Why the C++ compiler does not give precedence (increment operator under assignment) in this simple program?

和自甴很熟 提交于 2019-12-10 15:30:25

问题


According to the table of precedence of operators in C/C++ language (see Wikipedia), the increment operator (++) takes precedence with respect to the assignment operator (=).

Can someone explain why the compiler first assign the value (1 in bill[x]) and then increases the index value (i++) in this simple program. I think it should be the opposite (first increase and then assign):

#include <iostream>
using namespace std;

int bill[] = {16, 17, 18, 19, 20};

int main ()
{
  int i = 3;

  bill[(i++)] = 1; // I think it should be bill[4] = 1;

  cout << bill[0] << endl;
  cout << bill[1] << endl;
  cout << bill[2] << endl;
  cout << bill[3] << endl;
  cout << bill[4] << endl;

  cout << "Index value:" << i << endl;

  return 0;
}

The output is:

16
17
18
1
20
Index value:4

I'm doing something wrong?


回答1:


Another way you can look at this:

bill[(++i)] = 1;

You can read it as, increment 'i' first then do the statement.

bill[(i++)] = 1;

You can read it as, first do the statement then increment 'i'.

If you're wondering how this is possible, internally post-increment can be implemented like this to get the behavior you're seeing:

int post_increment(int &i)
{
  int t = i;
  i = i + 1;
  return t;
}

bill[post_increment(i)] = 1;    // access bill[3] even though i == 4

vs pre-increment which looks like this:

int pre_increment(int &i)
{
  i = i + 1;
  return i;
}

bill[pre_increment(i)] = 1;    // access bill[4] where i == 4



回答2:


i is being incremented, but not before it is used as the array accessor.
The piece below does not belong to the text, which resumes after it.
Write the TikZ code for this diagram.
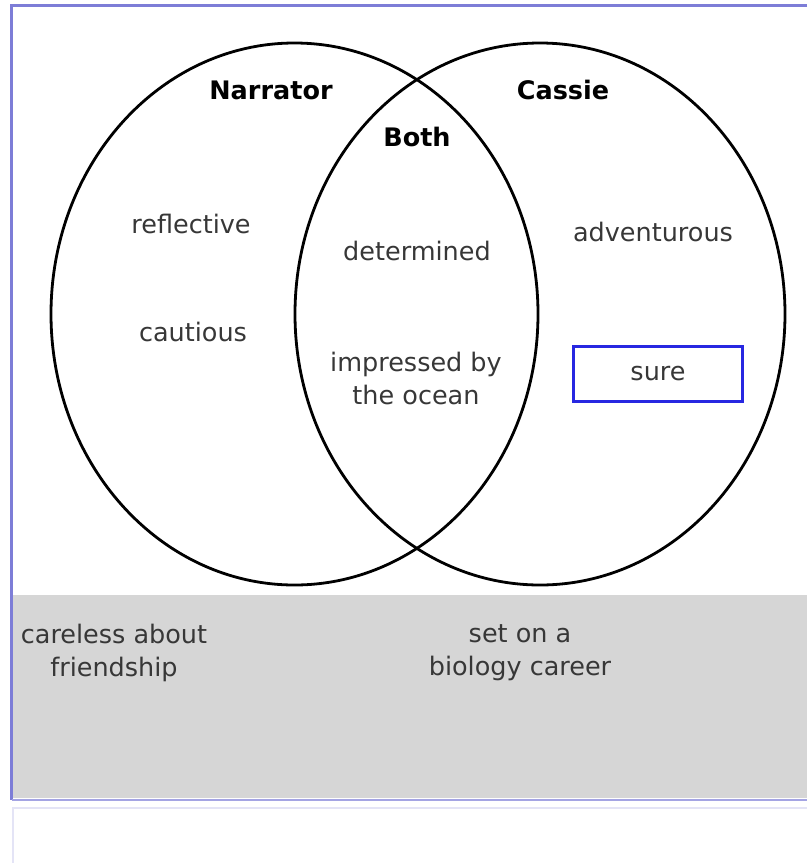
\documentclass[tikz,border=0pt]{standalone}
\usepackage{fontspec}
\setmainfont{DejaVu Sans}
\usetikzlibrary{positioning}
\definecolor{frameblue}{RGB}{125,125,215}
\definecolor{paleblue}{RGB}{228,228,246}
\definecolor{boxblue}{RGB}{40,40,225}
\definecolor{txtgray}{RGB}{55,55,55}
\definecolor{bandgray}{RGB}{214,214,214}

\begin{document}
\begin{tikzpicture}
[x=1pt, y=-1pt,
 ttl/.style={font=\fontsize{25.5}{30}\selectfont\bfseries, text=black},
 trait/.style={font=\fontsize{25.5}{33}\selectfont, text=txtgray, align=center},
 ring/.style={draw=black, line width=2.8pt},
 surebox/.style={draw=boxblue, line width=2.4pt, inner sep=0pt,
   minimum width=169pt, minimum height=55pt, font=\fontsize{25.5}{30}\selectfont, text=txtgray}]

\useasboundingbox (0,0) rectangle (807,863);

% frame and grey band
\fill [bandgray] (12,595) rectangle (807,798);
\draw [frameblue, line width=2.2pt] (807,5.5) -- (11.5,5.5) -- (11.5,800);
\draw [frameblue!70, line width=2.2pt] (11.5,800) -- (807,800);
\draw [paleblue, line width=1.5pt] (13,863) -- (13,808) -- (807,808);

% the two circles
\coordinate (nar) at (294.5,314);
\coordinate (cas) at (540,314);
\draw [ring] (nar) ellipse [x radius=243.5, y radius=271];
\draw [ring] (cas) ellipse [x radius=245, y radius=271];

% headings
\node[ttl] (narT) at (271,90) {Narrator};
\node[ttl] (casT) at (563,90) {Cassie};
\node[ttl] (both) at (417,137) {Both};

% traits
\node[trait] (refl) at (191,224) {reflective};
\node[trait] (caut) at (193,332) {cautious};
\node[trait] (det) at (417,251) {determined};
\node[trait] (ocean) at (416,378) {impressed by\\the ocean};
\node[trait] (adv) at (653,232) {adventurous};
\node[surebox] (sure) at (658,374) {sure};

% left over
\node[trait] (care) at (114,653) {careless about\\friendship};
\node[trait] (bio) at (520,653) {set on a\\biology career};

\end{tikzpicture}
\end{document}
To get what you're looking for, try `++i' instead. (Prefix instead of postfix.)




回答3:


"i++" means, "use as the expression result, the variable value before the increment, but increment the variable".

"++i" means, "increment the variable, and use the incremented value as the result".




回答4:


The increment is being done first. However, i++ increments i and returns a copy of the old value. As others have mentioned, to get the desired behaviour, use ++i, which increments i and returns a reference to i.